__JOB__. For each line below that contains the string "Convert", copy that line.

__RECORDS FOR THIS EXERCISE__.
((

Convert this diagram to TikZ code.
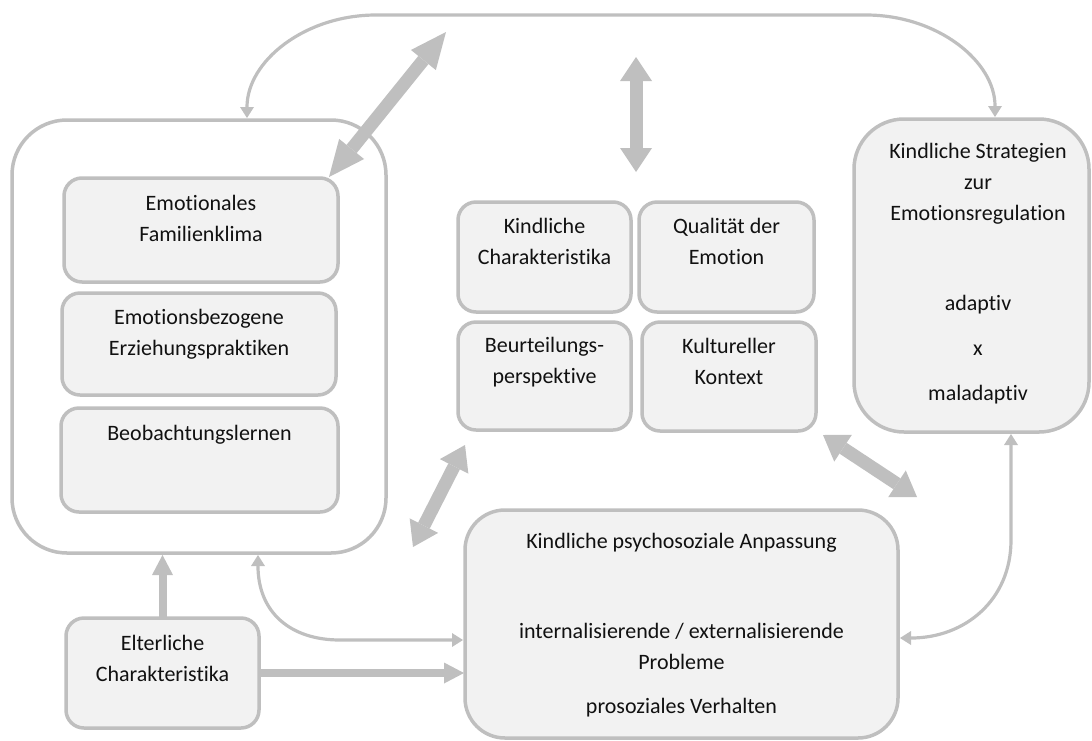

))
((

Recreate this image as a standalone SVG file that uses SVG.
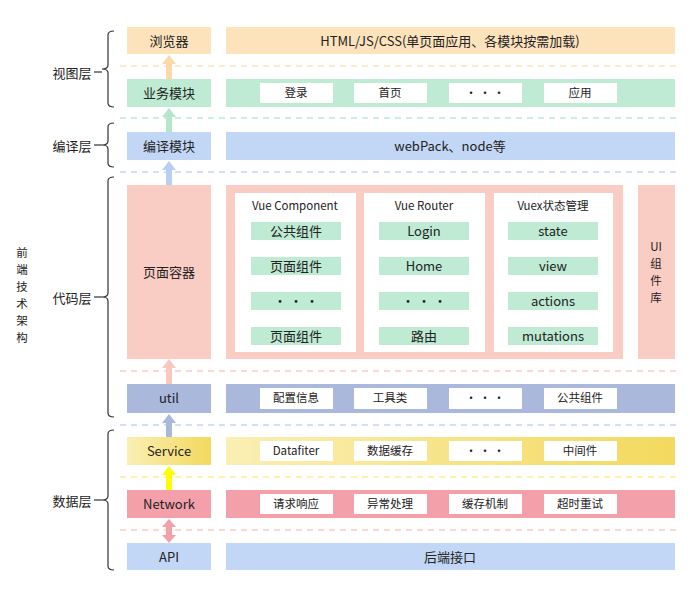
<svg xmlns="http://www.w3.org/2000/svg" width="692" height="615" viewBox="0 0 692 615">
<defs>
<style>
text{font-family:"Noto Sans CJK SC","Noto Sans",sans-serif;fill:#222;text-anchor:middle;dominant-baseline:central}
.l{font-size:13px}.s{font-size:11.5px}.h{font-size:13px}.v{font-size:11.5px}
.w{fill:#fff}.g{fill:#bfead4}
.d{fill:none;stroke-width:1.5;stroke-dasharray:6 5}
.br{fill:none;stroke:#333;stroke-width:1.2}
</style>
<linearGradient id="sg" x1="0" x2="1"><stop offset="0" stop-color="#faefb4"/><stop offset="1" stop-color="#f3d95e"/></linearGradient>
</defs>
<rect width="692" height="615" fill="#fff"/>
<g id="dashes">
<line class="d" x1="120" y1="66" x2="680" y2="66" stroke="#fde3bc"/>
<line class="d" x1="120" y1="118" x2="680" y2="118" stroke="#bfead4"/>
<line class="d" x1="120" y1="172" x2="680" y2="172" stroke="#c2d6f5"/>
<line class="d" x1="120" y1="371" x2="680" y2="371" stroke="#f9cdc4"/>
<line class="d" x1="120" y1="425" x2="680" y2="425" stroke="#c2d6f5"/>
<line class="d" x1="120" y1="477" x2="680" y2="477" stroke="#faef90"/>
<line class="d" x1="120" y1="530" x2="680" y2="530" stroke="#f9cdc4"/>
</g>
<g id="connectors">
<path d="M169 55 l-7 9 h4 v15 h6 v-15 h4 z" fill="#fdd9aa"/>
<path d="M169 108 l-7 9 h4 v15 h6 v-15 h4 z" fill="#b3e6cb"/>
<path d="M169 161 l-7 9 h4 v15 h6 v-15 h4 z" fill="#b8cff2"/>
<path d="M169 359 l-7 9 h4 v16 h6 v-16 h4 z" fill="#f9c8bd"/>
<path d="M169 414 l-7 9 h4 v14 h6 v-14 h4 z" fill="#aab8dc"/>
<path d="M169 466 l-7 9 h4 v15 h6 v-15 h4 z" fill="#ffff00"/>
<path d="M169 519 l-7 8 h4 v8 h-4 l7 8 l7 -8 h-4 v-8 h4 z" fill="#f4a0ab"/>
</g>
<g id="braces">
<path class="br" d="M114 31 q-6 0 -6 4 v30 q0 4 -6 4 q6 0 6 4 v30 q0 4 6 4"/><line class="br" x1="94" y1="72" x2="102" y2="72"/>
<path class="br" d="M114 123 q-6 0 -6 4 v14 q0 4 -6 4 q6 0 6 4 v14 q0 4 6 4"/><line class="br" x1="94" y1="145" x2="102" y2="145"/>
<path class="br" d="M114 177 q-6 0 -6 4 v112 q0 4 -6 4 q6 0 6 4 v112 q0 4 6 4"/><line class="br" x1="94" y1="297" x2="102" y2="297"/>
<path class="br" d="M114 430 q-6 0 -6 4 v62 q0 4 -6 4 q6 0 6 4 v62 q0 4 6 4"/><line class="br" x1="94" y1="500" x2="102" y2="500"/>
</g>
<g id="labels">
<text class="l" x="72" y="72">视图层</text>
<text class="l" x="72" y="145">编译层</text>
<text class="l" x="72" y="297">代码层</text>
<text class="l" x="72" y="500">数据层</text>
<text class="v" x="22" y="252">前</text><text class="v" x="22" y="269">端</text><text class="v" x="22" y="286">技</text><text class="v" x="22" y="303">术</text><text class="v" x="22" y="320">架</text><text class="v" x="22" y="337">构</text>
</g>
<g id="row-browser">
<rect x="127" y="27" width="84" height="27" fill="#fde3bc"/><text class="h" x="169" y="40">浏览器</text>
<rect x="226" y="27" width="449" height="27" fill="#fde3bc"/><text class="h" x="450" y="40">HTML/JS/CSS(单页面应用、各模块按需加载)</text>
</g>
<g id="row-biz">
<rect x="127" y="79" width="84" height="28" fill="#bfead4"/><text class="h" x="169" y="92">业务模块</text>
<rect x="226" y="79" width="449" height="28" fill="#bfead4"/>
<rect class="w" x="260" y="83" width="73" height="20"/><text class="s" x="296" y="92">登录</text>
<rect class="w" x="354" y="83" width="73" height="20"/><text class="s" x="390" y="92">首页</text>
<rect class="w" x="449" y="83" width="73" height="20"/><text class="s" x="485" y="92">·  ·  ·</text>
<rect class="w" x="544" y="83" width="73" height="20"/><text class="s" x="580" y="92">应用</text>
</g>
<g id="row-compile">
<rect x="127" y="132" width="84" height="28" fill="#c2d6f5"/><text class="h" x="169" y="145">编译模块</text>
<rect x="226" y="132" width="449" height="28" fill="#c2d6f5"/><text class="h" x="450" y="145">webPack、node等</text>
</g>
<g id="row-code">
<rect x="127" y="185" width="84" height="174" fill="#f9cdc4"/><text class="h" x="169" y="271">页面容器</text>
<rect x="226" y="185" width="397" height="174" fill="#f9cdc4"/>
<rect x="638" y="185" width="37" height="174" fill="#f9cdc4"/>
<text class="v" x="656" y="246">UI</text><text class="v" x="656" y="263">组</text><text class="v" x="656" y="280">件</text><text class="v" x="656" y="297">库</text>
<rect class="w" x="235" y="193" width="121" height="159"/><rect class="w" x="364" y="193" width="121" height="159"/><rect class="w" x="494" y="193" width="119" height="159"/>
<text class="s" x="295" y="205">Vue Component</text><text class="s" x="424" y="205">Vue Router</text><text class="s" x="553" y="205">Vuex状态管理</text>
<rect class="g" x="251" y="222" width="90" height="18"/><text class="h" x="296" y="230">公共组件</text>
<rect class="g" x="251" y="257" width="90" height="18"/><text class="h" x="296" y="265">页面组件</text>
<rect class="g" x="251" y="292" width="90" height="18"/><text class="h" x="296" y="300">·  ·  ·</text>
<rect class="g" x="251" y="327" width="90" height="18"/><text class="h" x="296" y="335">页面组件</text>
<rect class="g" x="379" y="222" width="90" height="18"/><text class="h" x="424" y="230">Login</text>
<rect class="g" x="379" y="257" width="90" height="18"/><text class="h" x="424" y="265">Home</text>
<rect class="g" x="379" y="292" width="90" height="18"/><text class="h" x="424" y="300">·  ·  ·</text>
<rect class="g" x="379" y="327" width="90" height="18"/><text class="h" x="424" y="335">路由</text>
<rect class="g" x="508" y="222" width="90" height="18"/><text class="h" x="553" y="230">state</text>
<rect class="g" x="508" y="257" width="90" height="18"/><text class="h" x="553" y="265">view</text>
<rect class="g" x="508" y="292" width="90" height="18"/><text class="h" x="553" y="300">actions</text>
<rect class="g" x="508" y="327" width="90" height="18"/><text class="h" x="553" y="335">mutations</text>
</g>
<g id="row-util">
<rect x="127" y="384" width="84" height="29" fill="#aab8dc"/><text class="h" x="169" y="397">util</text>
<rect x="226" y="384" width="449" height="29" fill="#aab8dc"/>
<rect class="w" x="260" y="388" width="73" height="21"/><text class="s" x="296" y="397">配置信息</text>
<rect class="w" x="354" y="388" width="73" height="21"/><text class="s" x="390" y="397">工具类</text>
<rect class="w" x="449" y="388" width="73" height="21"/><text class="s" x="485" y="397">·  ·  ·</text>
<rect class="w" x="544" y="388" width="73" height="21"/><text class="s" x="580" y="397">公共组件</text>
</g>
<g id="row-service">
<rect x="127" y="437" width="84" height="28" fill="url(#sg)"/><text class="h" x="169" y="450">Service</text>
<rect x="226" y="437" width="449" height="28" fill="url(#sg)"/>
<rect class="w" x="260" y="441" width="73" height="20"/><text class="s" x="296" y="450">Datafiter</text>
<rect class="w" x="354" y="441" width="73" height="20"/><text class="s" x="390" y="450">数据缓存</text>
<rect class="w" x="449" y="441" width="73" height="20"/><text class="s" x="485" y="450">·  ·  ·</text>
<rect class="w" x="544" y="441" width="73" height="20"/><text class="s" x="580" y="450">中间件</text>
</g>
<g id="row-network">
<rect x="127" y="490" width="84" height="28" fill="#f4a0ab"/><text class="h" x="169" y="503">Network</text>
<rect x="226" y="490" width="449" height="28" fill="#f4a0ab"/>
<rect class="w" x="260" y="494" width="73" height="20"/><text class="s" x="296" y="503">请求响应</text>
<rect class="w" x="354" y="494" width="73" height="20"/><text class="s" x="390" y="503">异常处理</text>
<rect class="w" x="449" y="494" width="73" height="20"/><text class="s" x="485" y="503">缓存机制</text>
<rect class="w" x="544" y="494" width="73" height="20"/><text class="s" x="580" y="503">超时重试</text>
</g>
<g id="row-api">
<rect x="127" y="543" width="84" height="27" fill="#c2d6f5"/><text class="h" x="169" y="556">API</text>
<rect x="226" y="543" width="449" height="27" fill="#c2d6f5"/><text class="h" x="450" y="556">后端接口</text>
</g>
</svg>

))
((

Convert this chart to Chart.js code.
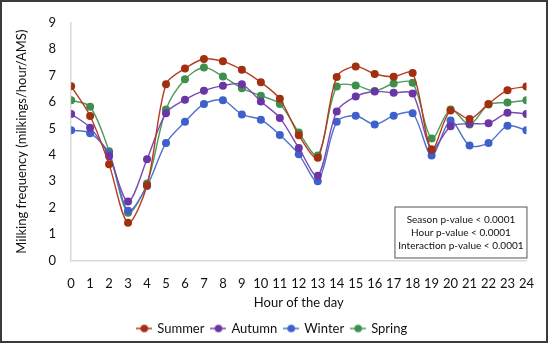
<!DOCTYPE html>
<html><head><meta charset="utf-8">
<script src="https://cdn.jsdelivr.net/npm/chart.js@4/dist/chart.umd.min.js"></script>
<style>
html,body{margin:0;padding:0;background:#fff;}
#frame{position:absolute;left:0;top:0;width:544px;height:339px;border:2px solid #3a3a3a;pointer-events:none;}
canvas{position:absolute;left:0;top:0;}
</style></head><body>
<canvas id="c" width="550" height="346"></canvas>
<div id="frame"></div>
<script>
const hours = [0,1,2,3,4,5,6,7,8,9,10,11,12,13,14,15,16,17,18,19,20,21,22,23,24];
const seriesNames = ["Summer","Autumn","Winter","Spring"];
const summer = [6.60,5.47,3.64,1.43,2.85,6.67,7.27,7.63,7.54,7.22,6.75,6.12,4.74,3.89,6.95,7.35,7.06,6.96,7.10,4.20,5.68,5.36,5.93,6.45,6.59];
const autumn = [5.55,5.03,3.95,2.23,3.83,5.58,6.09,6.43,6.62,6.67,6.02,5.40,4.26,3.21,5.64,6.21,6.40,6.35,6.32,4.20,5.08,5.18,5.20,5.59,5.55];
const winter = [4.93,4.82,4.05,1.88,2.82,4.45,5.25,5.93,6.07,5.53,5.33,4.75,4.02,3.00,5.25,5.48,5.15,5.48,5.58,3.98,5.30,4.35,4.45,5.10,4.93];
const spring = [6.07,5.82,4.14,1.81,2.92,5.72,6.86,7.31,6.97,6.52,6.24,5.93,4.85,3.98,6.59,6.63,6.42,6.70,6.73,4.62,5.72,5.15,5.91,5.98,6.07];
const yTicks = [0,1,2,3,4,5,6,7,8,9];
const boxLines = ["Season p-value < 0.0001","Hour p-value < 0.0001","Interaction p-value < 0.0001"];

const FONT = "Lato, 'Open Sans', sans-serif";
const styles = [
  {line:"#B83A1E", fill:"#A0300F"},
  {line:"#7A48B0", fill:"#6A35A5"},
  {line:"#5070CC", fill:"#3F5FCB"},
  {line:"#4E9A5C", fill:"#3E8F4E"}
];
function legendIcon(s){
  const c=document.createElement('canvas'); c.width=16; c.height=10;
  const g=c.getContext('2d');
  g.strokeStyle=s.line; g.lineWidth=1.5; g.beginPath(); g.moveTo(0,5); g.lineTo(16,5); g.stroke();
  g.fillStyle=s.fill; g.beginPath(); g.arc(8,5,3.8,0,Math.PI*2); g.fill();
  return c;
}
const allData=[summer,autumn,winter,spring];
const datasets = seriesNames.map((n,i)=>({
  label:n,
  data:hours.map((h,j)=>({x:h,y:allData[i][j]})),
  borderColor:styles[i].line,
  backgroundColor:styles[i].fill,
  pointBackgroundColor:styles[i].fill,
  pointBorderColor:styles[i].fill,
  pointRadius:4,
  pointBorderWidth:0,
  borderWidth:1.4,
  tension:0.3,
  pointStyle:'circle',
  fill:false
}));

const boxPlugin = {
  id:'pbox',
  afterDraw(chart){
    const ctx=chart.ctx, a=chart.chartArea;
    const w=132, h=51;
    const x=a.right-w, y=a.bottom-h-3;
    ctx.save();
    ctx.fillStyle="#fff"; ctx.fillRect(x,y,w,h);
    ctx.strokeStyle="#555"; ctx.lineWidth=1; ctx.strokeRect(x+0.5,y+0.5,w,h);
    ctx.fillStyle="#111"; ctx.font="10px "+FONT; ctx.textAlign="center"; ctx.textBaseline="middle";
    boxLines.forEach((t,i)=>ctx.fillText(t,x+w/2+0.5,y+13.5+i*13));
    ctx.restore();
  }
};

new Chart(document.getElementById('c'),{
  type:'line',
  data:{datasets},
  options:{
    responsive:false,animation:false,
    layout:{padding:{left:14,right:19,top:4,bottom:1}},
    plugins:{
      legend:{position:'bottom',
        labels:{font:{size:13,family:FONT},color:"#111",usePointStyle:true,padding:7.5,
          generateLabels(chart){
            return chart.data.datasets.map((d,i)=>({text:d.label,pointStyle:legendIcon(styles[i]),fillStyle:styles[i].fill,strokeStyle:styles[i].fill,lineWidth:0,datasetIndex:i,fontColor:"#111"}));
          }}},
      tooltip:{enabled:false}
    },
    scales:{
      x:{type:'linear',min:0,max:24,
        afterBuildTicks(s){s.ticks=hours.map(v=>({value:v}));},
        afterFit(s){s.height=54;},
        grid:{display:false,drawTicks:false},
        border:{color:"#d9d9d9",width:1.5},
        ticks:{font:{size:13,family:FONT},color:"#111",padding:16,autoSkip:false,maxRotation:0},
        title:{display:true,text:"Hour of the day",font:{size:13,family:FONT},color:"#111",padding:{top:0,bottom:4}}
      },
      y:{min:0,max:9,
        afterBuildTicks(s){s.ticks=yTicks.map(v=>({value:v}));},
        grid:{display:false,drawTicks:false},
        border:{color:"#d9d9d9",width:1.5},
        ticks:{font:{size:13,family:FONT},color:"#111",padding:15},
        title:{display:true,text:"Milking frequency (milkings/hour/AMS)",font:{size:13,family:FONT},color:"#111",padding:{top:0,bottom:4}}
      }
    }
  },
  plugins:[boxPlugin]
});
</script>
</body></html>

))

__REPLY__.
Convert this diagram to TikZ code.
Convert this chart to Chart.js code.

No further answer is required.